Fannie Mae buys home loans from banks to hold in its portfolio or package into securities. It uses derivatives and other hedging instruments to manage the risk that comes with building big portfolios.

Core business earnings — which the company considers a better measure of its financial performance — rose 5.9 percent to $1.77 billion, or $1.77 a share, from $1.67 billion, or $1.66 a share, a year earlier. Core business earnings take hedging out of the mix.

For the full year, Fannie Mae reported net income of $7.91 billion ($7.91), up 71 percent from $4.62 billion ($4.52) in 2002. Core business earnings for 2003 rose 14 percent to $7.31 billion ($7.29) from $6.39 billion ($6.30) the year before.

Fannie Mae said 2003 business volume rose 68 percent to a record $1.42 billion.

At the same time, credit-related costs rose 22 percent to $111.6 million in 2003. Fannie Mae blamed an increase in the number of foreclosed properties, along with an increase in its loss per case on foreclosure.

Fannie Mae has been under scrutiny since a major accounting scandal last summer at Freddie Mac, the country’s other big mortgage buyer. Congress is currently trying to agree on oversight legislation.

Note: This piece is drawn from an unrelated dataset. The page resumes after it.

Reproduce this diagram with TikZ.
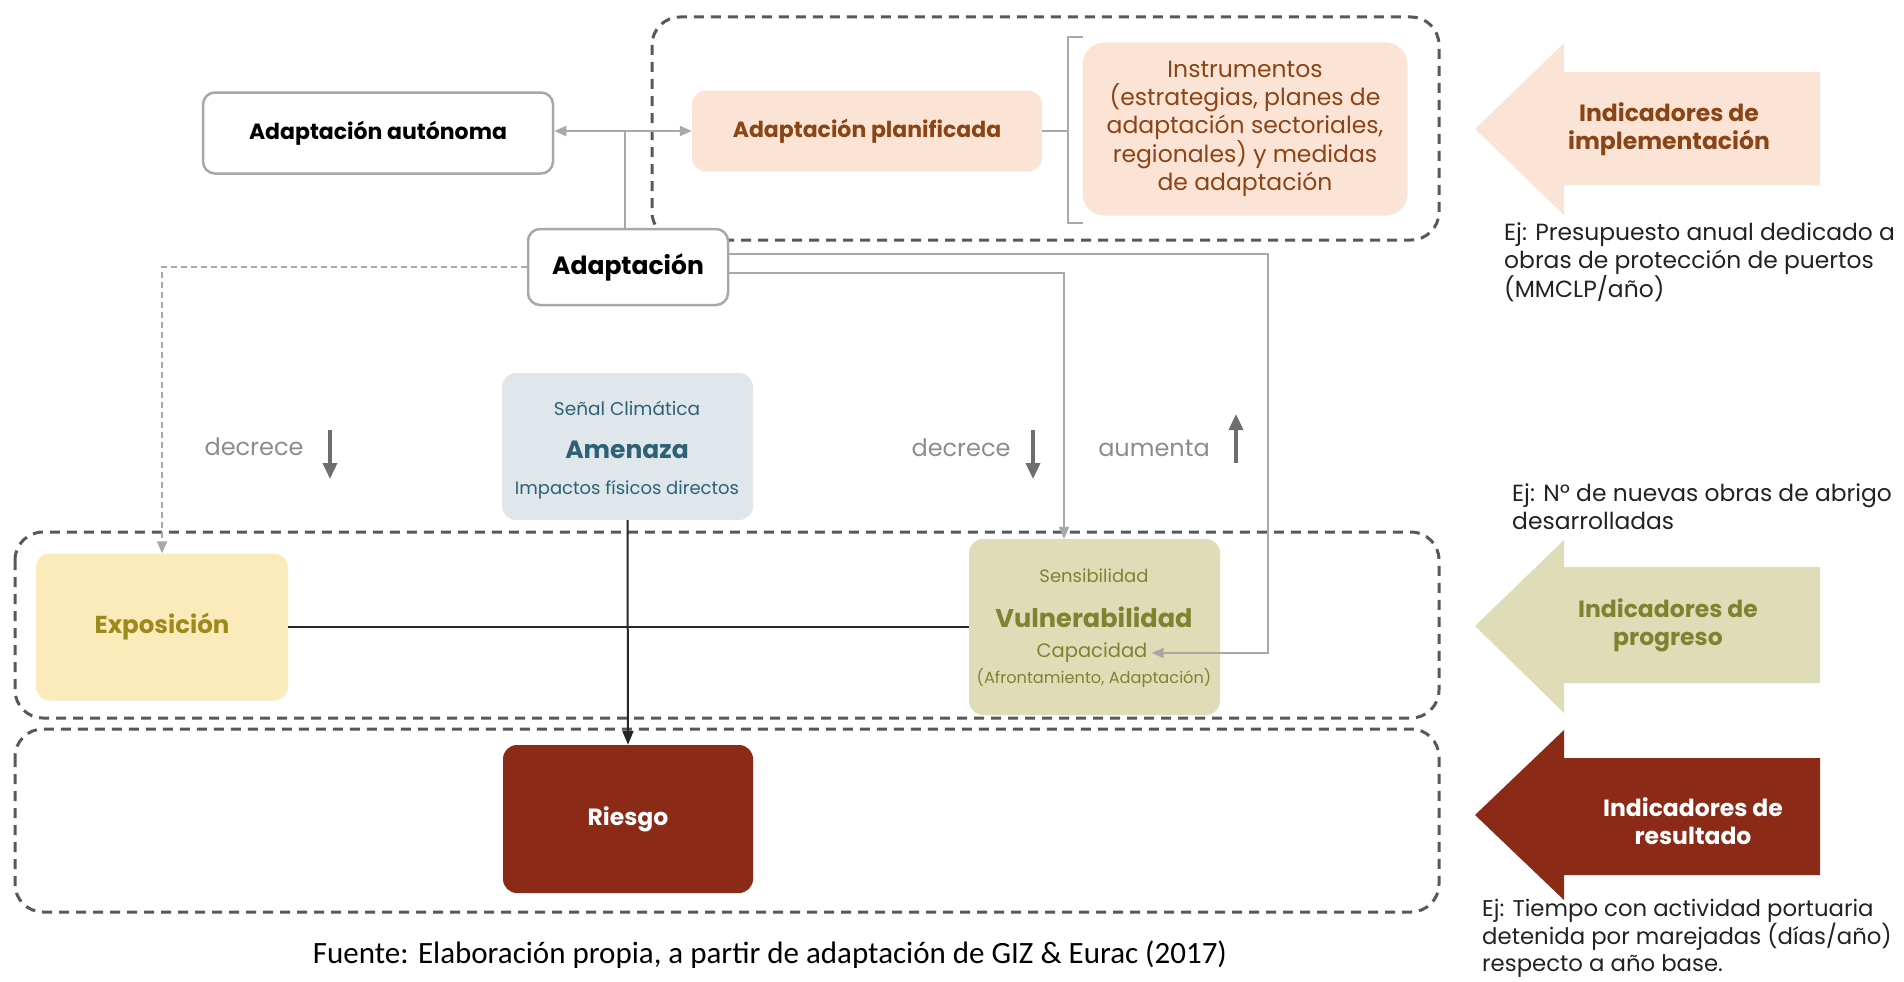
\documentclass[tikz,border=0pt]{standalone}
\usepackage{fontspec}
\setmainfont{Poppins}
\newfontfamily\calib{Carlito}
\usetikzlibrary{arrows.meta}

\definecolor{peach}{HTML}{FBE4D5}
\definecolor{brownt}{HTML}{8A4516}
\definecolor{amenfill}{HTML}{DFE6EC}
\definecolor{amentext}{HTML}{2D6275}
\definecolor{expofill}{HTML}{FBEBBA}
\definecolor{expotext}{HTML}{9C8A1C}
\definecolor{vulnfill}{HTML}{DEDDB8}
\definecolor{vulntext}{HTML}{7B8530}
\definecolor{riskfill}{HTML}{8C2A18}
\definecolor{dashc}{HTML}{585858}
\definecolor{glc}{HTML}{A8A8A8}
\definecolor{arrc}{HTML}{6E6E6E}
\definecolor{txtgray}{HTML}{8C8C8C}
\definecolor{ejtext}{HTML}{222222}

\newcommand{\fz}[2]{\fontsize{#1pt}{#2pt}\selectfont}

\tikzset{
  groupbox/.style={draw=dashc, line width=3pt, dash pattern=on 10pt off 7pt, rounded corners=28pt},
  wbox/.style={draw=glc, line width=2.5pt, fill=white, rounded corners=12pt, inner sep=0pt},
  fbox/.style={rounded corners=14pt, inner sep=0pt},
  gline/.style={draw=glc, line width=2pt},
  bline/.style={draw=black!85, line width=2pt},
  dline/.style={draw=glc, line width=2pt, dash pattern=on 6pt off 4pt},
  tip/.style={-{Triangle[length=12pt,width=10pt]}},
  bigarrow/.style={draw=arrc, line width=3.5pt, -{Triangle[length=16pt,width=14pt]}},
  ejtxt/.style={text=ejtext, align=left, inner sep=0pt, font=\fz{23.4}{28}},
  indtxt/.style={align=center, inner sep=0pt, font=\fz{23.5}{28}\bfseries}
}

\begin{document}
\begin{tikzpicture}[x=1pt,y=-1pt]
\path[use as bounding box] (0,0) rectangle (1904,982);

% group boxes
\draw[groupbox] (652,17) rectangle (1439,240);
\draw[groupbox] (15,532) rectangle (1439,718);
\draw[groupbox] (15,729) rectangle (1439,912);

% top nodes
\node[wbox, minimum width=350pt, minimum height=81pt, font=\fz{22}{26}\bfseries] (auto) at (378,133)
  {Adaptación autónoma};
\node[fbox, fill=peach, text=brownt, minimum width=350pt, minimum height=81pt, font=\fz{22}{26}\bfseries] (plan) at (867,131)
  {Adaptación planificada};
\node[fbox, fill=peach, rounded corners=22pt, text=brownt, align=center, minimum width=325pt, minimum height=173pt, font=\fz{23.5}{28}] (instr) at (1245,129)
  {Instrumentos\\(estrategias, planes de\\adaptación sectoriales,\\regionales) y medidas\\de adaptación};
\node[wbox, minimum width=200pt, minimum height=76pt, font=\fz{25}{30}\bfseries] (adap) at (628,267)
  {Adaptación};

% middle nodes
\node[fbox, fill=amenfill, minimum width=251pt, minimum height=147pt] (amen) at (627.5,446.5) {};
\node[text=amentext, inner sep=0pt, font=\fz{18.5}{22}] (senal) at (627,408) {Señal Climática};
\node[text=amentext, inner sep=0pt, font=\fz{25}{30}\bfseries] (amenlbl) at (627,450) {Amenaza};
\node[text=amentext, inner sep=0pt, font=\fz{18}{22}] (impact) at (627,490) {Impactos físicos directos};

\node[fbox, fill=expofill, text=expotext, minimum width=252pt, minimum height=147pt, font=\fz{24.5}{29}\bfseries] (expo) at (162,627)
  {Exposición};

\node[fbox, fill=vulnfill, minimum width=251pt, minimum height=176pt] (vuln) at (1094.5,627) {};
\node[text=vulntext, inner sep=0pt, font=\fz{18}{22}] (sens) at (1094,576) {Sensibilidad};
\node[text=vulntext, inner sep=0pt, font=\fz{25.6}{30}\bfseries] (vulnlbl) at (1094,617) {Vulnerabilidad};
\node[text=vulntext, inner sep=4pt, font=\fz{19.5}{23}] (cap) at (1092,653) {Capacidad};
\node[text=vulntext, inner sep=0pt, font=\fz{16.2}{19}] (afr) at (1094,678) {(Afrontamiento, Adaptación)};

\node[fbox, fill=riskfill, text=white, minimum width=250pt, minimum height=148pt, font=\fz{23.5}{28}\bfseries] (riesgo) at (628,819)
  {Riesgo};

% labels decrece / aumenta
\node[text=txtgray, inner sep=0pt, font=\fz{24}{28}] (dec1) at (254,447) {decrece};
\node[text=txtgray, inner sep=0pt, font=\fz{24}{28}] (dec2) at (961,448) {decrece};
\node[text=txtgray, inner sep=0pt, font=\fz{24}{28}] (aum) at (1154,448) {aumenta};
\draw[bigarrow] (330,430) -- (330,479);
\draw[bigarrow] (1033,430) -- (1033,479);
\draw[bigarrow] (1236,463) -- (1236,414);

% connectors
\draw[gline, {Triangle[length=12pt,width=10pt]}-{Triangle[length=12pt,width=10pt]}] (auto.east |- plan.west) -- (plan.west);
\draw[gline] (adap.north -| 625,0) -- (625,131);
\draw[gline] (plan.east) -- (1068,131);
\draw[gline] (1083,37) -- (1068,37) -- (1068,223) -- (1083,223);

\draw[dline, tip] (adap.west) -| (expo.north);
\coordinate (r1) at (1268,254);
\draw[gline, tip] ([yshift=13pt]adap.east) -- (r1) |- (cap.east);
\draw[gline, tip] ([yshift=-6pt]adap.east) -| ([xshift=-30.5pt]vuln.north);

\draw[bline] (expo.east) -- (vuln.west);
\draw[bline, -{Triangle[length=14pt,width=11pt]}] (amen.south) -- (riesgo.north);

% indicator arrows
\fill[peach] (1820,72) -- (1564,72) -- (1564,43) -- (1475,129) -- (1564,215) -- (1564,185) -- (1820,185) -- cycle;
\node[indtxt, text=brownt] (ind1) at (1669,129) {Indicadores de\\implementación};
\fill[vulnfill] (1820,567) -- (1564,567) -- (1564,540) -- (1475,626) -- (1564,713) -- (1564,683) -- (1820,683) -- cycle;
\node[indtxt, text=vulntext] (ind2) at (1668,625) {Indicadores de\\progreso};
\fill[riskfill] (1820,758) -- (1564,758) -- (1564,730) -- (1475,815) -- (1564,900) -- (1564,875) -- (1820,875) -- cycle;
\node[indtxt, text=white] (ind3) at (1693,821) {Indicadores de\\resultado};

% examples
\node[ejtxt, anchor=west] (ej1) at (1504,262) {Ej: Presupuesto anual dedicado a\\obras de protección de puertos\\(MMCLP/año)};
\node[ejtxt, anchor=west] (ej2) at (1512,507) {Ej: Nº de nuevas obras de abrigo\\desarrolladas};
\node[ejtxt, anchor=west, font=\fz{22.8}{27}] (ej3) at (1482,938) {Ej: Tiempo con actividad portuaria\\detenida por marejadas (días/año)\\respecto a año base.};

% source
\node[inner sep=0pt, font=\calib\fz{31}{36}] (src) at (770,955) {Fuente: Elaboración propia, a partir de adaptación de GIZ \& Eurac (2017)};
\end{tikzpicture}
\end{document}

Among other area companies reporting earnings yesterday:

• General Dynamics Corp., the Falls Church maker of Abrams battle tanks and Gulfstream jets, said fourth-quarter profits rose 3.7 percent to $279 million ($1.40) because of acquisitions in its computer technology unit and a rebound in civilian airplane sales.

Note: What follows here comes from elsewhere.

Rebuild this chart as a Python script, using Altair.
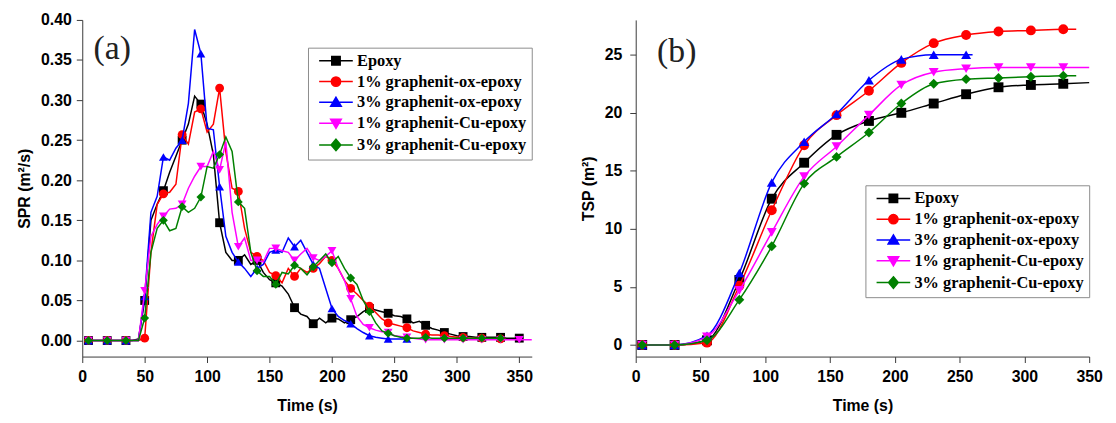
import altair as alt
import pandas as pd

NAMES = ["Epoxy", "1% graphenit-ox-epoxy", "3% graphenit-ox-epoxy",
         "1% graphenit-Cu-epoxy", "3% graphenit-Cu-epoxy"]
COLORS = ["#000000", "#ff0000", "#0000ff", "#ff00ff", "#008000"]
SHAPES = ["square", "circle", "triangle-up", "triangle-down", "diamond"]

# ---------------- SPR (m2/s), sampled every 5 s starting at 5 s ----------------
SPR_T0 = 5
SPR_DT = 5
spr_epoxy = [0, 0, 0, 0, 0, 0, 0, 0, 0.002,
             0.05, 0.15, 0.17, 0.187, 0.21, 0.23, 0.25, 0.27, 0.305, 0.295,
             0.27, 0.232, 0.147, 0.11, 0.10, 0.10, 0.107, 0.095, 0.10, 0.085,
             0.076, 0.072, 0.068, 0.058, 0.041, 0.033, 0.03, 0.021, 0.028, 0.022,
             0.028, 0.027, 0.022, 0.026, 0.03, 0.036, 0.04, 0.038, 0.036, 0.034,
             0.031, 0.03, 0.027, 0.022, 0.024, 0.019, 0.015, 0.013, 0.01, 0.008,
             0.006, 0.005, 0.005, 0.004, 0.004, 0.004, 0.004, 0.004, 0.003, 0.003,
             0.003]
spr_ox1 = [0, 0, 0, 0, 0, 0, 0, 0, 0,
           0.003, 0.11, 0.17, 0.183, 0.185, 0.195, 0.257, 0.245, 0.285, 0.289,
           0.26, 0.27, 0.315, 0.235, 0.19, 0.186, 0.14, 0.11, 0.105, 0.10,
           0.085, 0.081, 0.072, 0.09, 0.080, 0.09, 0.085, 0.09, 0.096, 0.105,
           0.10, 0.09, 0.075, 0.065, 0.058, 0.05, 0.043, 0.035, 0.027, 0.022,
           0.02, 0.018, 0.016, 0.012, 0.01, 0.008, 0.007, 0.007, 0.006, 0.005,
           0.004, 0.004, 0.003, 0.003, 0.003, 0.002, 0.002, 0.002]
spr_ox3 = [0, 0, 0, 0, 0, 0, 0, 0, 0,
           0.055, 0.16, 0.18, 0.229, 0.225, 0.24, 0.25, 0.296, 0.388, 0.358,
           0.265, 0.263, 0.192, 0.13, 0.11, 0.098, 0.09, 0.08, 0.09, 0.095,
           0.11, 0.113, 0.11, 0.128, 0.117, 0.125, 0.11, 0.095, 0.09, 0.065,
           0.04, 0.03, 0.025, 0.021, 0.015, 0.01, 0.006, 0.004, 0.003, 0.002,
           0.002, 0.002, 0.002]
spr_cu1 = [0, 0, 0, 0, 0, 0, 0, 0, 0,
           0.062, 0.13, 0.145, 0.155, 0.164, 0.165, 0.17, 0.19, 0.205, 0.217,
           0.217, 0.236, 0.213, 0.248, 0.16, 0.117, 0.128, 0.10, 0.10, 0.098,
           0.115, 0.115, 0.112, 0.11, 0.10, 0.108, 0.115, 0.103, 0.10, 0.105,
           0.112, 0.09, 0.075, 0.052, 0.03, 0.02, 0.016, 0.013, 0.011, 0.01,
           0.006, 0.005, 0.004, 0.003, 0.002, 0.001, 0.001, 0.001, 0.001, 0.001,
           0.001, 0.001, 0.001, 0.001, 0.001, 0.001, 0.001, 0.001, 0.001, 0.001,
           0.001, 0.001, 0.001]
spr_cu3 = [0, 0, 0, 0, 0, 0, 0, 0, 0,
           0.028, 0.11, 0.14, 0.150, 0.137, 0.14, 0.167, 0.16, 0.165, 0.179,
           0.217, 0.215, 0.232, 0.254, 0.236, 0.173, 0.165, 0.11, 0.087, 0.08,
           0.08, 0.07, 0.085, 0.083, 0.094, 0.09, 0.082, 0.092, 0.10, 0.108,
           0.097, 0.105, 0.09, 0.078, 0.07, 0.05, 0.036, 0.022, 0.012, 0.009,
           0.006, 0.004, 0.003, 0.003, 0.003, 0.004, 0.003, 0.003, 0.003, 0.003,
           0.003, 0.003, 0.003, 0.003, 0.003, 0.003, 0.003, 0.003]
spr_series = [spr_epoxy, spr_ox1, spr_ox3, spr_cu1, spr_cu3]

# ---------------- TSP (m2), markers every 25 s starting at 5 s ----------------
tsp_t = [5, 30, 55, 80, 105, 130, 155, 180, 205, 230, 255, 280, 305, 330]
tsp_epoxy = [0, 0, 0.4, 5.6, 12.6, 15.7, 18.1, 19.3, 20.0, 20.8, 21.6, 22.2, 22.4, 22.5]
tsp_ox1 = [0, 0, 0.2, 5.1, 11.6, 17.2, 19.8, 21.9, 24.3, 26.0, 26.7, 27.0, 27.1, 27.2]
tsp_ox3 = [0, 0, 0.8, 6.2, 14.0, 17.5, 19.9, 22.8, 24.6, 25.0, 25.0]
tsp_cu1 = [0, 0, 0.7, 4.7, 9.7, 14.5, 17.1, 19.8, 22.4, 23.5, 23.8, 23.9, 23.9, 23.9]
tsp_cu3 = [0, 0, 0.4, 3.9, 8.5, 13.9, 16.2, 18.3, 20.8, 22.5, 22.9, 23.0, 23.1, 23.2]
tsp_series = [tsp_epoxy, tsp_ox1, tsp_ox3, tsp_cu1, tsp_cu3]
# where each TSP curve ends (time, value) after its last marker
tsp_end_t = [350, 340, 260, 350, 340]
tsp_end_v = [22.6, 27.2, 25.0, 23.9, 23.2]

# ---------------- tables ----------------
spr_rows = []
for name, vals in zip(NAMES, spr_series):
    for i, v in enumerate(vals):
        spr_rows.append({"t": SPR_T0 + SPR_DT * i, "v": v, "s": name, "m": i % 3 == 0})
df_spr = pd.DataFrame(spr_rows)

tsp_rows = []
for name, vals, et, ev in zip(NAMES, tsp_series, tsp_end_t, tsp_end_v):
    for t, v in zip(tsp_t, vals):
        tsp_rows.append({"t": t, "v": v, "s": name, "m": True})
    tsp_rows.append({"t": et, "v": ev, "s": name, "m": False})
df_tsp = pd.DataFrame(tsp_rows)

# ---------------- styling helpers ----------------
SANS = "Liberation Sans"
SERIF = "Liberation Serif"
AX = "#3a3a3a"

LINE_PATH = "M-3.8,0H3.8"
SHAPE_PATHS = [
    "M-0.95,-0.95H0.95V0.95H-0.95Z",
    "M-1.05,0A1.05,1.05,0,1,1,1.05,0A1.05,1.05,0,1,1,-1.05,0Z",
    "M0,-1.15L1.2,0.9H-1.2Z",
    "M0,1.15L1.2,-0.9H-1.2Z",
    "M0,-1.3L1.1,0L0,1.3L-1.1,0Z",
]
LEGEND_PATHS = [LINE_PATH + p for p in SHAPE_PATHS]


def make_legend(lx, ly):
    return alt.Legend(
        title=None, orient="none", legendX=lx, legendY=ly, direction="vertical",
        labelFont=SERIF, labelFontWeight="bold", labelFontSize=16.5, labelColor="black",
        labelLimit=400, symbolSize=80, symbolOffset=15, labelOffset=13,
        symbolStrokeWidth=1.5, symbolOpacity=1,
        rowPadding=4, padding=5, strokeColor="#8c8c8c", fillColor="white",
    )


def make_axis(title, values, major_test, fmt_expr, label_pad, title_pad):
    return alt.Axis(
        title=title, values=values, grid=False,
        labelExpr=f"({major_test}) ? {fmt_expr} : ''",
        tickSize={"condition": {"test": major_test, "value": 6}, "value": 3.5},
        labelOverlap=False, labelFlush=False,
        domainColor=AX, tickColor=AX, tickWidth=1, domainWidth=1,
        labelFont=SANS, labelFontWeight="bold", labelFontSize=16, labelColor="black",
        titleFont=SANS, titleFontWeight="bold", titleFontSize=16, titleColor="black",
        labelPadding=label_pad, titlePadding=title_pad,
    )


def panel(df, xenc, yenc, legend, size, interp, tag, tag_x, tag_y, w, h):
    layers = []
    for name, col, shp in zip(NAMES, COLORS, SHAPES):
        sub = alt.Chart(df).transform_filter(alt.datum.s == name)
        layers.append(sub.mark_line(strokeWidth=1.5, color=col, interpolate=interp)
                      .encode(x=xenc, y=yenc, order="t:Q"))
        layers.append(sub.transform_filter("datum.m").mark_point(
            filled=True, size=size, opacity=1, strokeWidth=0, color=col, shape=shp)
            .encode(x=xenc, y=yenc))
    # legend carrier: draws nothing in the plot, only provides the legend entries
    leg_layer = alt.Chart(df).transform_filter("false").mark_point(
        filled=True, size=80, opacity=1, strokeWidth=1.5).encode(
        x=xenc, y=yenc,
        shape=alt.Shape("s:N", scale=alt.Scale(domain=NAMES, range=LEGEND_PATHS), legend=legend),
        fill=alt.Fill("s:N", scale=alt.Scale(domain=NAMES, range=COLORS), legend=legend),
        stroke=alt.Stroke("s:N", scale=alt.Scale(domain=NAMES, range=COLORS), legend=legend),
    )
    tag_layer = alt.Chart(pd.DataFrame({"z": [0]})).mark_text(
        font=SERIF, fontSize=34, align="left", baseline="middle", color="#222").encode(
        x=alt.datum(tag_x), y=alt.datum(tag_y), text=alt.value(tag))
    return alt.layer(*layers, leg_layer, tag_layer).properties(width=w, height=h)


# ---------------- (a) SPR ----------------
xa = alt.X("t:Q", scale=alt.Scale(domain=[0, 360], nice=False, zero=False),
           axis=make_axis("Time (s)", list(range(0, 351, 25)),
                          "datum.value % 50 === 0", "datum.label", 6, 13))
ya = alt.Y("v:Q", scale=alt.Scale(domain=[-0.02, 0.40], nice=False, zero=False),
           axis=make_axis("SPR (m²/s)", [round(i * 0.025, 3) for i in range(17)],
                          "round(datum.value * 1000) % 50 === 0",
                          "format(datum.value, '.2f')", 5, 8))
panel_a = panel(df_spr, xa, ya, make_legend(228, 28), 80, "linear", "(a)", 9.0, 0.363, 454, 340)

# ---------------- (b) TSP ----------------
xb = alt.X("t:Q", scale=alt.Scale(domain=[0, 350], nice=False, zero=False),
           axis=make_axis("Time (s)", list(range(0, 351, 25)),
                          "datum.value % 50 === 0", "datum.label", 6, 13))
yb = alt.Y("v:Q", scale=alt.Scale(domain=[-1, 28], nice=False, zero=False),
           axis=make_axis("TSP (m²)", [i * 2.5 for i in range(12)],
                          "datum.value % 5 === 0", "datum.label", 8, 8))
panel_b = panel(df_tsp, xb, yb, make_legend(232, 167), 100, "monotone", "(b)", 16.5, 25.2, 458, 340)

chart = alt.hconcat(panel_a, panel_b, spacing=46).resolve_scale(
    x="independent", y="independent", shape="independent",
    fill="independent", stroke="independent"
).resolve_legend(shape="independent", fill="independent", stroke="independent").configure_view(
    stroke=None
).properties(padding={"left": 8, "top": 2, "right": 5, "bottom": 5}, background="white")

chart.save("out.html", embed_options={"renderer": "svg", "actions": False})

• Capital One Financial Corp., the McLean credit-card issuer, reported a 12 percent increase in the fourth quarter to $267.5 million ($1.11) from $239.7 million ($1.05) during the same period in 2002. For the year, the company’s profits rose 23 percent to $1.1 billion ($4.85) from $900 million ($3.93) in 2002.

• CACI International Inc., an Arlington information-technology company, said it posted a 35 percent boom for its second quarter ended Dec. 31 to $14.3 million (48 cents per diluted share) from $10.6 million (36 cents)for the comparable period a year ago.

• Fairfax Internet services company WebMethods Inc. posted a wider loss for its third quarter ended Dec. 31 to $11.1 million (21 cents) from $4.5 million (9 cents) a year ago.

• Legg Mason Inc., the Baltimore brokerage whose money manager Bill Miller has outperformed the Standard & Poor’s 500 Index for 13 years running, said third-quarter earnings increased 69 percent to $80.8 million ($1.07 a share) as investors poured money into Mr. Miller’s fund.

• Provident Bankshares Corp. of Baltimore reported a 7 percent increase in fourth-quarter income to $14.2 million (56 cents per diluted share) from $13.3 million (53 cents) in the previous year. Profits for the full year also climbed 7 percent to $51.5 million ($2.05) from $48.3 million ($1.88) in 2002.

• Southern Financial Bancorp Inc. of Warrenton, Va., posted a 42 percent increase in fourth-quarter profits to $3.55 million (56 cents per diluted share) from $2.5 million (40 cents) from the 2002 quarter. Earnings for 2003 also rose 32 percent to $13.2 million ($2.10) from $10 million ($1.71) in the previous year.

• Tredegar Corp., a Richmond manufacturer of laminate film, said fourth-quarter net income surged to $9.31 million (25 cents per diluted share) from $1.98 million (5 cents) in the 2002 quarter. However, the company posted a wider loss for the year of $26.3 million (69 cents) from $2.53 million (7 cents) in 2002.